Monday, May 19, 2014

Rabbit (from Winnie the Pooh): Puritanism

      Anyone familiar with Disney's Winnie the Pooh films will immediately recognize Rabbit as the stuffy, oh-so-superior, self appointed leader of the Hundred Acre Wood.
     While I'm not saying that all Puritans are stuffy and annoying, Puritanism is defined as follows: scrupulous moral rigor, especially hostile to social pleasures and indulgences and/or extreme, often excessive strictness in moral or religious matters, esp. rigid austerity.

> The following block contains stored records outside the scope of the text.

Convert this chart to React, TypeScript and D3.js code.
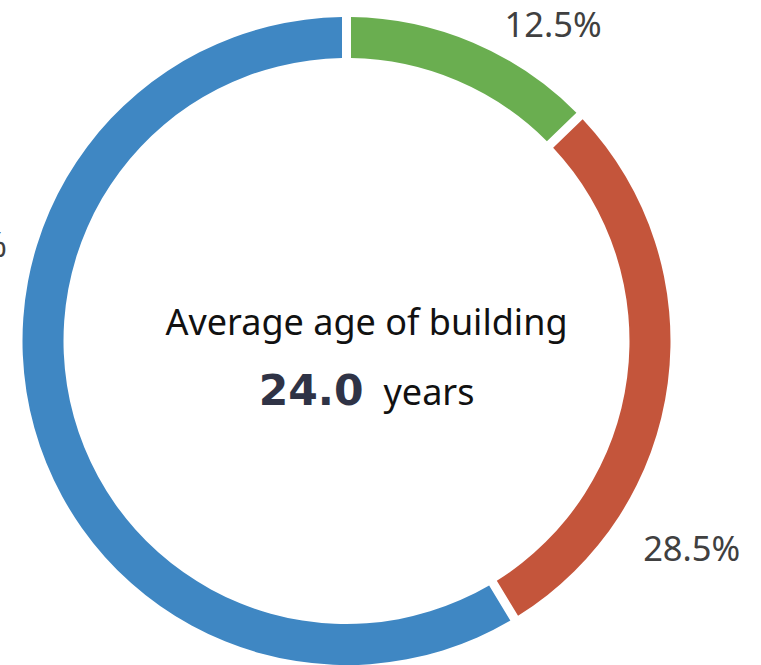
import React from "react";
import * as d3 from "d3";

const categories = ["Under 10 years", "10 to 20 years", "Over 20 years"];
const shares = [12.5, 28.5, 59.0];
const colors = ["#6aae50", "#c4553b", "#3f87c3"];
const labelFrac = [0.72, 0.73, 0.64];
const labelRadius = [378, 403, 400];
const centerTitle = "Average age of building";
const centerValue = "24.0";
const centerUnit = "years";

const W = 761;
const H = 665;

export default function App() {
  const cx = 346.5;
  const cy = 341;
  const rOuter = 324;
  const rInner = 283;
  const gap = 9;

  const pie = d3
    .pie<number>()
    .sort(null)
    .value((d) => d)
    .padAngle(gap / rOuter);
  const arcs = pie(shares);
  const arc = d3
    .arc<d3.PieArcDatum<number>>()
    .innerRadius(rInner)
    .outerRadius(rOuter)
    .padRadius(rOuter);

  const fmt = d3.format(".1f");
  const labelFont = 34.5;
  const textCx = cx + 20;

  return (
    <svg
      width={W}
      height={H}
      style={{ position: "absolute", left: 0, top: 0 }}
      viewBox={`0 0 ${W} ${H}`}
    >
      <rect width={W} height={H} fill="#ffffff" />
      <g transform={`translate(${cx},${cy})`}>
        {arcs.map((a, i) => (
          <path key={categories[i]} d={arc(a) || ""} fill={colors[i]} />
        ))}
        {arcs.map((a, i) => {
          const ang = a.startAngle + labelFrac[i] * (a.endAngle - a.startAngle);
          const r = labelRadius[i];
          const x = Math.sin(ang) * r;
          const y = -Math.cos(ang) * r;
          return (
            <text
              key={"l" + i}
              x={x}
              y={y + labelFont * 0.357}
              textAnchor="middle"
              fontFamily="'Noto Sans', sans-serif"
              fontSize={labelFont}
              fill="#404040"
            >
              {fmt(shares[i])}%
            </text>
          );
        })}
      </g>
      <text
        x={textCx}
        y={335}
        textAnchor="middle"
        fontFamily="'Noto Sans', sans-serif"
        fontSize={36}
        fill="#111111"
      >
        {centerTitle}
      </text>
      <text
        x={textCx - 3}
        y={405}
        textAnchor="end"
        fontFamily="'DejaVu Sans', sans-serif"
        fontWeight="bold"
        fontSize={42.5}
        fill="#2f3346"
      >
        {centerValue}
      </text>
      <text
        x={textCx + 17}
        y={405}
        textAnchor="start"
        fontFamily="'Noto Sans', sans-serif"
        fontSize={36}
        fill="#111111"
      >
        {centerUnit}
      </text>
    </svg>
  );
}
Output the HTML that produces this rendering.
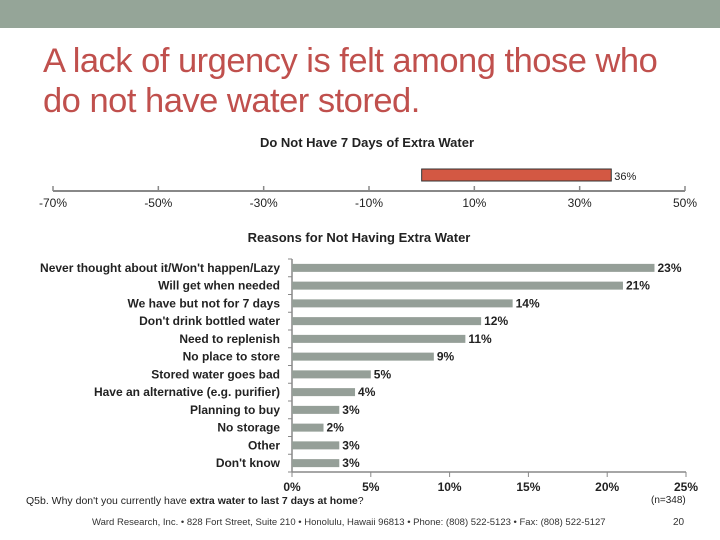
<!DOCTYPE html>
<html><head><meta charset="utf-8"><style>
body{margin:0;width:720px;height:540px;background:#fff;overflow:hidden;font-family:"Liberation Sans",sans-serif;}
.hdr{position:absolute;left:0;top:0;width:720px;height:28px;background:#95a598}
.title{position:absolute;left:43px;top:41px;font-size:34.5px;line-height:40px;color:#c0504d;letter-spacing:-0.5px;white-space:nowrap}
svg{position:absolute;left:0;top:0}
</style></head><body>
<div class="hdr"></div>
<div class="title">A lack of urgency is felt among those who<br>do not have water stored.</div>
<svg id="c" width="720" height="540" font-family="Liberation Sans, sans-serif"></svg>
<script>
const topCats=["Do Not Have 7 Days"];
const topVals=[36];
const topTicks=[-70,-50,-30,-10,10,30,50];
const cats=["Never thought about it/Won't happen/Lazy","Will get when needed","We have but not for 7 days","Don't drink bottled water","Need to replenish","No place to store","Stored water goes bad","Have an alternative (e.g. purifier)","Planning to buy","No storage","Other","Don't know"];
const vals=[23,21,14,12,11,9,5,4,3,2,3,3];
const ticks=[0,5,10,15,20,25];
const NS="http://www.w3.org/2000/svg",s=document.getElementById('c');
function el(t,a,txt){const e=document.createElementNS(NS,t);for(const k in a)e.setAttribute(k,a[k]);if(txt!=null)e.textContent=txt;s.appendChild(e);return e;}
const tx=v=>53+(v+70)/120*632;
let e=el('text',{x:367,y:147,'text-anchor':'middle','font-size':13,'font-weight':'bold',fill:'#222'},'Do Not Have 7 Days of Extra Water');

e=el('line',{x1:tx(-70),x2:tx(50),y1:191,y2:191,stroke:'#888','stroke-width':2});

topTicks.forEach(t=>{el('line',{x1:tx(t),x2:tx(t),y1:186,y2:191,stroke:'#888','stroke-width':1.5});
 e=el('text',{x:tx(t),y:207,'text-anchor':'middle','font-size':12,fill:'#222'},t+'%');
 });
topVals.forEach(v=>{e=el('rect',{x:tx(0),y:169,width:tx(v)-tx(0),height:12,fill:'#d35843',stroke:'#333','stroke-width':1});
 
 e=el('text',{x:tx(v)+3,y:180,'font-size':11,fill:'#222'},v+'%');
 });
e=el('text',{x:359,y:242,'text-anchor':'middle','font-size':13,'font-weight':'bold',fill:'#222'},'Reasons for Not Having Extra Water');

const bx=v=>292+v/25*394, y0=259, step=17.75;
const yc=i=>y0+step*(i+0.5);
e=el('line',{x1:292,x2:292,y1:y0,y2:472,stroke:'#888','stroke-width':1.5});

e=el('line',{x1:292,x2:bx(25),y1:472,y2:472,stroke:'#888','stroke-width':1.5});

for(let i=0;i<=cats.length;i++)el('line',{x1:288,x2:292,y1:y0+step*i,y2:y0+step*i,stroke:'#888'});
ticks.forEach(t=>{el('line',{x1:bx(t),x2:bx(t),y1:472,y2:477,stroke:'#888'});
 e=el('text',{x:bx(t),y:491,'text-anchor':'middle','font-size':12,'font-weight':'bold',fill:'#222'},t+'%');
 });
cats.forEach((c,i)=>{
 e=el('text',{x:280,y:yc(i)+4,'text-anchor':'end','font-size':12,'font-weight':'bold',fill:'#222'},c);
 
 e=el('rect',{x:292,y:yc(i)-4,width:bx(vals[i])-292,height:8,fill:'#959f98'});
 
 e=el('text',{x:bx(vals[i])+3,y:yc(i)+4,'font-size':12,'font-weight':'bold',fill:'#222'},vals[i]+'%');
 
});
</script>
<div style="position:absolute;left:26px;top:495px;font-size:10.5px;color:#222">Q5b. Why don't you currently have <b>extra water to last 7 days at home</b>?</div>
<div style="position:absolute;left:651px;top:495px;font-size:10px;color:#222">(n=348)</div>
<div style="position:absolute;left:92px;top:517px;font-size:9.5px;color:#333">Ward Research, Inc. • 828 Fort Street, Suite 210 • Honolulu, Hawaii 96813 • Phone: (808) 522-5123 • Fax: (808) 522-5127</div>
<div style="position:absolute;left:673px;top:517px;font-size:10px;color:#333">20</div>
</body></html>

     Let's break it down. Rabbit is regularly the "leader" of the group. He makes the rules, he decides the proper ways to behave. Just like Rabbit, the leaders of Puritan culture set up the laws and practices of the society. And anyone who differed from these accepted norms was ostracized.
    Rabbit shares this Puritan trait. This can be seen by the way he treats Tigger, a character who does not fit the mold created by Rabbit. 
    One of Rabbit's main criticisms of Tigger is his bouncing. The activity which accomplishes nothing besides providing Tigger with joy, is frivolous and unwelcome by Rabbit. In this way he exemplifies the Puritan hostility toward pleasures and indulgences.
    For all of these reasons, Rabbit is a representation of Puritanism.